Quant au secteur non résidentiel, le constat n’est pas meilleur. Le nombre de locaux mis en chantier baissait de -17,3 % sur le même trimestre sur un an, laissant le cumul des douze derniers mois à -12,6 %, pour un total de 19,98 millions de m².
Les rythmes de recul tendent malgré tout à se modérer, notamment s’agissant des permis. Ainsi, les autorisations de logements se redressent de +1 % entre le trimestre septembre-novembre et les trois mois précédents, laissant leur niveau 9,5 % en-dessous de celui d’il y a un an. Avec 330 900 unités en cumul annuel à fin novembre, les permis restent en repli de -11,9 % sur un an, un rythme deux fois moins élevé qu’il y a un an (-25,7 %).
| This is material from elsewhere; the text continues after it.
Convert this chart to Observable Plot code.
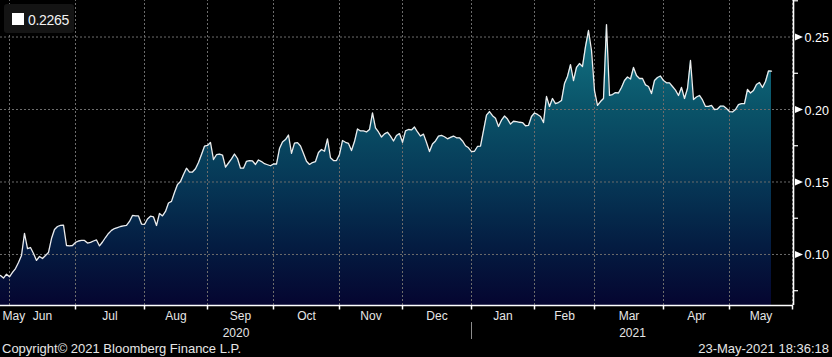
<!DOCTYPE html>
<html><head><meta charset="utf-8">
<script src="https://cdn.jsdelivr.net/npm/d3@7"></script>
<script src="https://cdn.jsdelivr.net/npm/@observablehq/plot@0.6"></script>
<style>
html,body{margin:0;padding:0;background:#000;}
#wrap{position:relative;width:832px;height:357px;overflow:hidden;background:#000;font-family:"Liberation Sans",Arial,sans-serif;}
#chart svg{display:block;}
#legend{position:absolute;left:4px;top:4px;width:70px;height:29px;background:#141414;border-radius:3px;}
#legend .sw{position:absolute;left:8px;top:9px;width:12px;height:12px;background:#fff;}
#legend .tx{position:absolute;left:24px;top:8px;font-size:14px;line-height:17px;color:#f2f2f2;letter-spacing:-0.3px;}
#footer{position:relative;height:17px;font-size:13px;line-height:17px;color:#e6e6e6;}
#footer .l{position:absolute;left:2px;top:0;}
#footer .r{position:absolute;right:3px;top:0;}
</style></head><body>
<div id="wrap">
  <div id="chart"></div>
  <div id="footer"><span class="l"></span><span class="r"></span></div>
  <div id="legend"><div class="sw"></div><div class="tx"></div></div>
</div>
<script>
// ---- data (one value per trading day, starting at startDate) ----
const startDate = "2020-05-27";
const axisEndDate = "2021-06-01";
const values = [
0.0855,0.0837,0.0864,0.0846,0.0876,0.0903,0.0945,0.0993,0.1145,0.1041,
0.1048,0.1007,0.0959,0.0986,0.0972,0.0993,0.1014,0.1110,0.1172,0.1193,
0.1200,0.1203,0.1062,0.1059,0.1062,0.1083,0.1093,0.1097,0.1097,0.1079,
0.1083,0.1093,0.1100,0.1059,0.1086,0.1117,0.1145,0.1166,0.1179,0.1186,
0.1193,0.1197,0.1200,0.1228,0.1269,0.1266,0.1266,0.1210,0.1207,0.1245,
0.1264,0.1259,0.1200,0.1283,0.1266,0.1297,0.1355,0.1366,0.1428,0.1483,
0.1503,0.1552,0.1595,0.1568,0.1569,0.1591,0.1634,0.1690,0.1747,0.1752,
0.1772,0.1655,0.1688,0.1693,0.1686,0.1602,0.1631,0.1659,0.1693,0.1662,
0.1595,0.1595,0.1643,0.1648,0.1645,0.1621,0.1652,0.1641,0.1626,0.1619,
0.1612,0.1624,0.1624,0.1731,0.1776,0.1793,0.1824,0.1697,0.1768,0.1772,
0.1748,0.1697,0.1643,0.1621,0.1634,0.1641,0.1703,0.1724,0.1712,0.1797,
0.1667,0.1648,0.1648,0.1690,0.1786,0.1774,0.1766,0.1717,0.1779,0.1866,
0.1852,0.1852,0.1845,0.1862,0.1976,0.1874,0.1845,0.1810,0.1832,0.1843,
0.1817,0.1783,0.1821,0.1834,0.1774,0.1853,0.1862,0.1859,0.1879,0.1845,
0.1817,0.1830,0.1772,0.1710,0.1762,0.1783,0.1816,0.1821,0.1812,0.1798,
0.1808,0.1817,0.1805,0.1805,0.1783,0.1750,0.1736,0.1710,0.1712,0.1745,
0.1748,0.1855,0.1961,0.1986,0.1957,0.1940,0.1883,0.1926,0.1955,0.1934,
0.1899,0.1919,0.1916,0.1912,0.1910,0.1888,0.1890,0.1952,0.1976,0.1966,
0.1952,0.1910,0.2090,0.2021,0.2076,0.2041,0.2048,0.2062,0.2179,0.2228,
0.2310,0.2200,0.2290,0.2317,0.2297,0.2434,0.2545,0.2407,0.2131,0.2028,
0.2055,0.2076,0.2586,0.2097,0.2103,0.2117,0.2114,0.2152,0.2200,0.2224,
0.2210,0.2290,0.2234,0.2214,0.2214,0.2170,0.2159,0.2110,0.2200,0.2221,
0.2231,0.2200,0.2184,0.2184,0.2159,0.2134,0.2097,0.2152,0.2076,0.2145,
0.2338,0.2069,0.2086,0.2097,0.2066,0.2021,0.2021,0.2028,0.2000,0.2003,
0.2024,0.2024,0.2007,0.1986,0.1983,0.2000,0.2034,0.2041,0.2041,0.2138,
0.2114,0.2131,0.2172,0.2186,0.2152,0.2193,0.2266,0.2265
];
const monthLabels = ["May","Jun","Jul","Aug","Sep","Oct","Nov","Dec","Jan","Feb","Mar","Apr","May"];
const yearLabels = ["2020","2021"];
const yTicks = [0.10, 0.15, 0.20, 0.25];
const yMinorTicks = [0.075, 0.125, 0.175, 0.225, 0.275];
const legendValue = "0.2265";
const copyrightText = "Copyright\u00A9 2021 Bloomberg Finance L.P.";
const timestampText = "23-May-2021 18:36:18";

// ---- trading-day calendar ----
const parse = d3.utcParse("%Y-%m-%d");
const t0 = parse(startDate), tEnd = parse(axisEndDate);
const dates = [];
for (let d = t0; d <= tEnd; d = d3.utcDay.offset(d, 1)) {
  const w = d.getUTCDay();
  if (w !== 0 && w !== 6) dates.push(d);
}
const data = values.map((v, i) => ({i, v, date: dates[i]}));
const monthStarts = [];
for (let k = 1; k < dates.length; k++) if (dates[k].getUTCMonth() !== dates[k-1].getUTCMonth()) monthStarts.push(k);
const bounds = [0, ...monthStarts];
const monthLabelData = monthLabels.map((label, k) => ({label, x: (bounds[k] + bounds[k+1]) / 2}));
const yearStart = dates.findIndex(d => d.getUTCFullYear() === 2021);

const W = 832, H = 340, plotRight = 793, plotBottom = 305;
const xMax = (dates.length - 1) + 1/3;
const yMin = 0.0648, yMax = 0.2752;
const pxX = xMax / plotRight, pxY = (yMax - yMin) / plotBottom;
const fmt = d3.format(".2f");
const gridCol = "#6c6c6c";

const triRight = {draw(ctx, size) { const k = Math.sqrt(size / 28.27); ctx.moveTo(0, -3.5*k); ctx.lineTo(8*k, 0); ctx.lineTo(0, 3.5*k); ctx.closePath(); }};

const svg = Plot.plot({
  width: W, height: H,
  marginLeft: 0, marginRight: W - plotRight, marginTop: 0, marginBottom: H - plotBottom,
  style: {background: "#000", color: "#fff", fontFamily: "'Liberation Sans', Arial, sans-serif", overflow: "visible"},
  x: {domain: [0, xMax], axis: null},
  y: {domain: [yMin, yMax], axis: null},
  marks: [
    Plot.areaY(data, {x: "i", y1: yMin, y2: "v", fill: "url(#bbgGrad)"}),
    Plot.ruleY(yTicks, {stroke: gridCol, strokeDasharray: "2,2", strokeWidth: 1}),
    Plot.ruleX(monthStarts, {y1: yMin, y2: yMax, stroke: gridCol, strokeDasharray: "2,2", strokeWidth: 1}),
    Plot.lineY(data, {x: "i", y: "v", stroke: "#ececec", strokeWidth: 1.3}),
    Plot.ruleY([yMin], {stroke: "#fff", strokeWidth: 1.6}),
    Plot.ruleX([xMax], {y1: yMin, y2: yMax, stroke: "#fff", strokeWidth: 1.6}),
    Plot.ruleX(monthStarts.slice(1), {y1: yMin, y2: yMin - 4.5*pxY, stroke: "#fff", strokeWidth: 1.5}),
    Plot.ruleY(yMinorTicks, {x1: xMax, x2: xMax + 5*pxX, stroke: "#fff", strokeWidth: 1.2}),
    Plot.dot(yTicks, {x: xMax, y: d => d, symbol: triRight, r: 3, fill: "#fff", stroke: "none", dx: 1.5}),
    Plot.text(yTicks, {x: xMax, y: d => d, text: d => fmt(d), dx: 11, dy: 1, textAnchor: "start", fill: "#fff", fontSize: 12.5}),
    Plot.text(monthLabelData.slice(0, 1), {x: 0, y: yMin, text: "label", dx: 2, dy: 10.7, textAnchor: "start", fill: "#e6e6e6", fontSize: 12}),
    Plot.text(monthLabelData.slice(1), {x: "x", y: yMin, text: "label", dy: 10.7, fill: "#e6e6e6", fontSize: 12}),
    Plot.text(yearLabels, {x: (d, k) => k === 0 ? yearStart / 2 : (yearStart + xMax) / 2, y: yMin, text: d => d, dy: 27.2, fill: "#e6e6e6", fontSize: 12}),
    Plot.ruleX([yearStart], {y1: yMin - 17*pxY, y2: yMin - 34*pxY, stroke: "#8c8c8c", strokeWidth: 1})
  ]
});

const defs = d3.select(svg).insert("defs", ":first-child");
const grad = defs.append("linearGradient").attr("id", "bbgGrad")
  .attr("gradientUnits", "userSpaceOnUse").attr("x1", 0).attr("y1", 0).attr("x2", 0).attr("y2", plotBottom);
[[0, "#16808f"], [0.35, "#0a5469"], [0.6, "#063756"], [0.8, "#041d42"], [1, "#050530"]]
  .forEach(([o, c]) => grad.append("stop").attr("offset", o).attr("stop-color", c));

document.getElementById("chart").appendChild(svg);
document.querySelector("#legend .tx").textContent = legendValue;
document.querySelector("#footer .l").textContent = copyrightText;
document.querySelector("#footer .r").textContent = timestampText;
</script>
</body></html>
Mais ces inflexions ne sont pas pour autant synonymes de reprise. Quelques indicateurs suggèrent cependant que le creux de la vague est passé : selon l’Observatoire du crédit logement, la production de crédits à l'habitat se redresse, notamment dans le neuf. Le ralentissement de l’inflation, des prix immobiliers et des taux d’intérêt (3,37 % en novembre contre 4,2 % fin 2023), couplé à une offre bancaire plus dynamique, ont ainsi contribué à raviver les intentions d’achat immobilier des ménages.
Novembre comme meilleur mois de 2024 pour les TP
Enfin, du côté des travaux publics, l’activité du secteur a enregistré en novembre son meilleur mois de l’année 2024, d’après le dernier bulletin mensuel publié par la FNTP. Les travaux réalisés ont ainsi progressé pour le deuxième mois consécutif (+2,2 % sur un mois et +9,5 % sur un an, données en volume, CSV-CIO) portant la hausse de l’activité à +3 % en cumul sur onze mois glissants.
Même si cette croissance concerne la majorité des spécialités, elle reste inégale selon les territoires et surtout, elle est moins dynamique que ce qu’elle devrait être à un an des échéances électorales. La FNTP pointe les effets du climat d’incertitude politique et l’absence de lisibilité budgétaire, propices à l’attentisme des acteurs publics et privés, plus frileux à investir.